Mbwa Tract in the Bwindi Impenetrable NP, the Upper Madi area in the Murchison Falls NP, and part of the Mount Elgon NP are other wild life protection areas with contested boundaries.

Kikarara Parish has a government aided (Universal Primary Education) school with at least 800 pupils and a government health centre II.
“We don’t even know the essence of voting, here we have been supporting this government to the extent of voting openly for NRM, but they want us to go away from our land. Every time you want to plant crops such as coffee you fear because you feel like they are going to come and cut it, we live in poverty because of this,” says Mr Evaristo Tushabe, a resident of Garuka.
The Bwambara Sub-county chairperson, Mr Enock Turyamuhabwa, says the sub county and district leadership have made several attempts to have the area degazetted by Parliament.

“We have made teams to follow up this issue and the residents have been hopeful. When the President visited during the recent campaigns, everyone was waiting for him to say this place shall be degazetted,” Mr Turyamuhabwa says.
The Rukungiri District chairperson, Mr Andrewson Charles Katebire, says the area has failed to develop due to the uncertainties.
“People would wish to come and establish tourist camps but they cannot, others want to have land titles to construct permanent structures.

This is also a place where oil was discovered and it’s on people’s land but they fear they may not be compensated when drilling starts,” says Mr Katebire.
Rujumbura MP Mr Fred Turyamuhweza says he has been engaging the central government over the issue, and wanted residents to go to the Justice Catherine Bamugemereire-led land probe and present their case.

Voices

“We have lived here for all our lives, our great grandfathers were buried here and no one knows how we came to live in this area. The government wants us out of this land, our land? They want to give it to animals,” Charles Tukamusherura, Kikarara Parish chairperson.

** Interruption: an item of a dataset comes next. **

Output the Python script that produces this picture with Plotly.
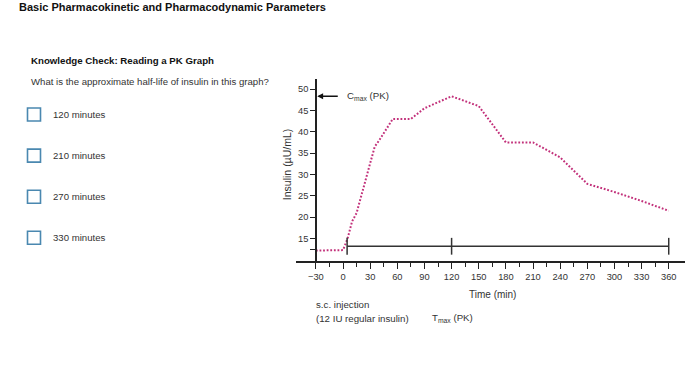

“The current land law allows residents to own land after living there for 12 years. Most people came to the land in 1947 while others lived there even before. This makes this land legally theirs. I don’t know what time it will take but no one should be afraid that government shall evict them,” Fred Turyamuhweza, Rujumbura MP.

“The challenge we have is people wanting to undertake activities in protected areas that are not permissible. Our role is to protect and ensure no one encroaches it. But I cannot say we have had a poor relationship with this community,” Bashir Hangi, Uganda Wildlife Authority spokesman.